Leave out the pictures and set down exactly the lines from the start of the listing through the one with "const yTitle = 'Current Efficiency (cd/A)';", both included.

# START OF DATA

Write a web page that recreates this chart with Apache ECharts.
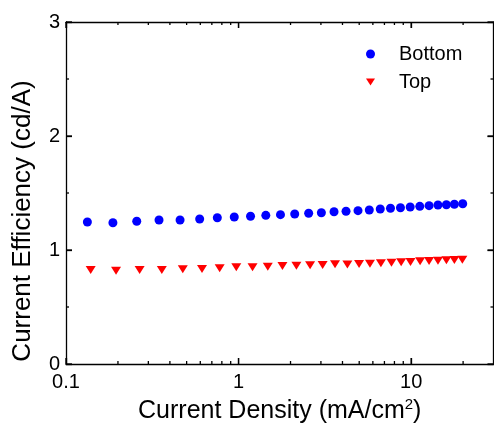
<!DOCTYPE html>
<html><head><meta charset="utf-8">
<script src="https://cdn.jsdelivr.net/npm/echarts@6/dist/echarts.min.js"></script>
<style>html,body{margin:0;padding:0;background:#fff}#c{width:494px;height:429px}</style>
</head><body><div id="c"></div>
<script>
// Current density (mA/cm2) and current efficiency (cd/A)
const bottomX = [0.133,0.187,0.257,0.346,0.458,0.595,0.753,0.944,1.173,1.438,1.749,2.115,2.547,3.018,3.574,4.194,4.92,5.72,6.62,7.59,8.67,9.87,11.22,12.7,14.3,16.0,17.8,19.9];
const bottomY = [1.246,1.239,1.252,1.263,1.263,1.272,1.283,1.289,1.296,1.304,1.310,1.316,1.322,1.327,1.336,1.340,1.345,1.351,1.360,1.366,1.371,1.377,1.383,1.389,1.395,1.397,1.401,1.406];
const topX = [0.139,0.195,0.267,0.359,0.475,0.614,0.777,0.970,1.205,1.476,1.795,2.163,2.596,3.07,3.62,4.27,4.99,5.77,6.68,7.69,8.75,9.91,11.27,12.7,14.3,16.0,17.8,19.8];
const topY = [0.825,0.818,0.825,0.825,0.831,0.833,0.839,0.848,0.848,0.854,0.860,0.862,0.866,0.868,0.875,0.873,0.877,0.880,0.883,0.889,0.892,0.895,0.901,0.904,0.906,0.910,0.912,0.915];
const seriesNames = ['Bottom', 'Top'];
const xRange = [0.1, 30];
const yRange = [0, 3];
const xMajorTicks = [0.1, 1, 10];
const xMinorTicks = [0.2,0.3,0.4,0.5,0.6,0.7,0.8,0.9,2,3,4,5,6,7,8,9,20];
const yMajorTicks = [0, 1, 2, 3];
const yMinorTicks = [0.5, 1.5, 2.5];
const xTitle = 'Current Density (mA/cm{sup|2})';
const yTitle = 'Current Efficiency (cd/A)';

const FONT = 'Liberation Sans';
const MAJOR = 6, MINOR = 3;
const chart = echarts.init(document.getElementById('c'));
function ls() { return {color: '#000', width: 1.3}; }
const xBase = {type: 'log', logBase: 10, min: xRange[0], max: xRange[1], splitLine: {show: false}};
const yBase = {type: 'value', min: yRange[0], max: yRange[1], interval: 1, splitLine: {show: false}};
function lineAxis(base, pos, ticks) {
  const t = {show: true, inside: true, length: MAJOR, lineStyle: ls()};
  if (ticks) t.customValues = ticks;
  return Object.assign({}, base, {position: pos, axisLine: {show: true, onZero: false, lineStyle: ls()},
    axisTick: t, axisLabel: {show: false}});
}
const xAxes = [
  Object.assign(lineAxis(xBase, 'bottom', xMajorTicks), {
    axisLabel: {show: true, customValues: xMajorTicks, fontFamily: FONT, fontSize: 20, color: '#000', margin: 8,
      formatter: v => String(+Number(v).toPrecision(3))},
    name: xTitle, nameLocation: 'middle', nameGap: 33,
    nameTextStyle: {fontFamily: FONT, fontSize: 25, color: '#000',
      rich: {sup: {fontFamily: FONT, fontSize: 15, color: '#000', padding: [0, 0, 13, 0]}}}
  }),
  lineAxis(xBase, 'top', xMajorTicks)
];
const yAxes = [
  Object.assign(lineAxis(yBase, 'left'), {
    axisLabel: {show: true, fontFamily: FONT, fontSize: 20, color: '#000', margin: 6},
    name: yTitle, nameLocation: 'middle', nameGap: 30,
    nameTextStyle: {fontFamily: FONT, fontSize: 26, color: '#000', padding: [0, 56, 0, 0]}
  }),
  lineAxis(yBase, 'right')
];

// tick rows: [x, y, length, kind] kind 0 = x-axis tick, 1 = y-axis tick
const tickRows = [].concat(
  xMajorTicks.map(v => [v, yRange[0], MAJOR, 0]),
  xMinorTicks.map(v => [v, yRange[0], MINOR, 0]),
  yMajorTicks.map(v => [xRange[0], v, MAJOR, 1]),
  yMinorTicks.map(v => [xRange[0], v, MINOR, 1])
);

chart.setOption({
  animation: false,
  grid: {left: 66, right: 0.5, top: 22, bottom: 65},
  legend: {
    orient: 'vertical', left: 361, top: 39,
    itemWidth: 9, itemHeight: 9, itemGap: 8,
    textStyle: {fontFamily: FONT, fontSize: 20, color: '#000', padding: [0, 0, 0, 19]},
    data: [
      {name: seriesNames[0], icon: 'circle'},
      {name: seriesNames[1], icon: 'path://M0,0L10,0L5,8Z'}
    ]
  },
  xAxis: xAxes,
  yAxis: yAxes,
  series: [
    {name: seriesNames[0], type: 'scatter', symbol: 'circle', symbolSize: 9,
     itemStyle: {color: '#0000ff', opacity: 1}, data: bottomX.map((x, i) => [x, bottomY[i]])},
    {name: seriesNames[1], type: 'scatter', symbol: 'triangle', symbolSize: [10, 8], symbolRotate: 180,
     itemStyle: {color: '#ff0000', opacity: 1}, data: topX.map((x, i) => [x, topY[i]])},
    {name: 'ticks', type: 'custom', silent: true, z: 10, clip: false, xAxisIndex: 0, yAxisIndex: 0,
     dimensions: ['x', 'y', 'len', 'kind'], encode: {x: 0, y: 1},
     data: tickRows,
     renderItem: function (params, api) {
       const len = api.value(2), kind = api.value(3);
       const lo = api.coord([xRange[0], yRange[0]]);
       const hi = api.coord([xRange[1], yRange[1]]);
       const p = api.coord([api.value(0), api.value(1)]);
       const st = {stroke: '#000', lineWidth: 1.3};
       if (kind === 0) {
         return {type: 'group', children: [
           {type: 'line', shape: {x1: p[0], y1: lo[1], x2: p[0], y2: lo[1] - len}, style: st},
           {type: 'line', shape: {x1: p[0], y1: hi[1], x2: p[0], y2: hi[1] + len}, style: st}
         ]};
       }
       return {type: 'group', children: [
         {type: 'line', shape: {x1: lo[0], y1: p[1], x2: lo[0] + len, y2: p[1]}, style: st},
         {type: 'line', shape: {x1: hi[0], y1: p[1], x2: hi[0] - len, y2: p[1]}, style: st}
       ]};
     }}
  ]
});
</script></body></html>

# END OF DATA

- ANSWER FOR THIS EXERCISE
Write a web page that recreates this chart with Apache ECharts.
<!DOCTYPE html>
<html><head><meta charset="utf-8">
<script src="https://cdn.jsdelivr.net/npm/echarts@6/dist/echarts.min.js"></script>
<style>html,body{margin:0;padding:0;background:#fff}#c{width:494px;height:429px}</style>
</head><body><div id="c"></div>
<script>
// Current density (mA/cm2) and current efficiency (cd/A)
const bottomX = [0.133,0.187,0.257,0.346,0.458,0.595,0.753,0.944,1.173,1.438,1.749,2.115,2.547,3.018,3.574,4.194,4.92,5.72,6.62,7.59,8.67,9.87,11.22,12.7,14.3,16.0,17.8,19.9];
const bottomY = [1.246,1.239,1.252,1.263,1.263,1.272,1.283,1.289,1.296,1.304,1.310,1.316,1.322,1.327,1.336,1.340,1.345,1.351,1.360,1.366,1.371,1.377,1.383,1.389,1.395,1.397,1.401,1.406];
const topX = [0.139,0.195,0.267,0.359,0.475,0.614,0.777,0.970,1.205,1.476,1.795,2.163,2.596,3.07,3.62,4.27,4.99,5.77,6.68,7.69,8.75,9.91,11.27,12.7,14.3,16.0,17.8,19.8];
const topY = [0.825,0.818,0.825,0.825,0.831,0.833,0.839,0.848,0.848,0.854,0.860,0.862,0.866,0.868,0.875,0.873,0.877,0.880,0.883,0.889,0.892,0.895,0.901,0.904,0.906,0.910,0.912,0.915];
const seriesNames = ['Bottom', 'Top'];
const xRange = [0.1, 30];
const yRange = [0, 3];
const xMajorTicks = [0.1, 1, 10];
const xMinorTicks = [0.2,0.3,0.4,0.5,0.6,0.7,0.8,0.9,2,3,4,5,6,7,8,9,20];
const yMajorTicks = [0, 1, 2, 3];
const yMinorTicks = [0.5, 1.5, 2.5];
const xTitle = 'Current Density (mA/cm{sup|2})';
const yTitle = 'Current Efficiency (cd/A)';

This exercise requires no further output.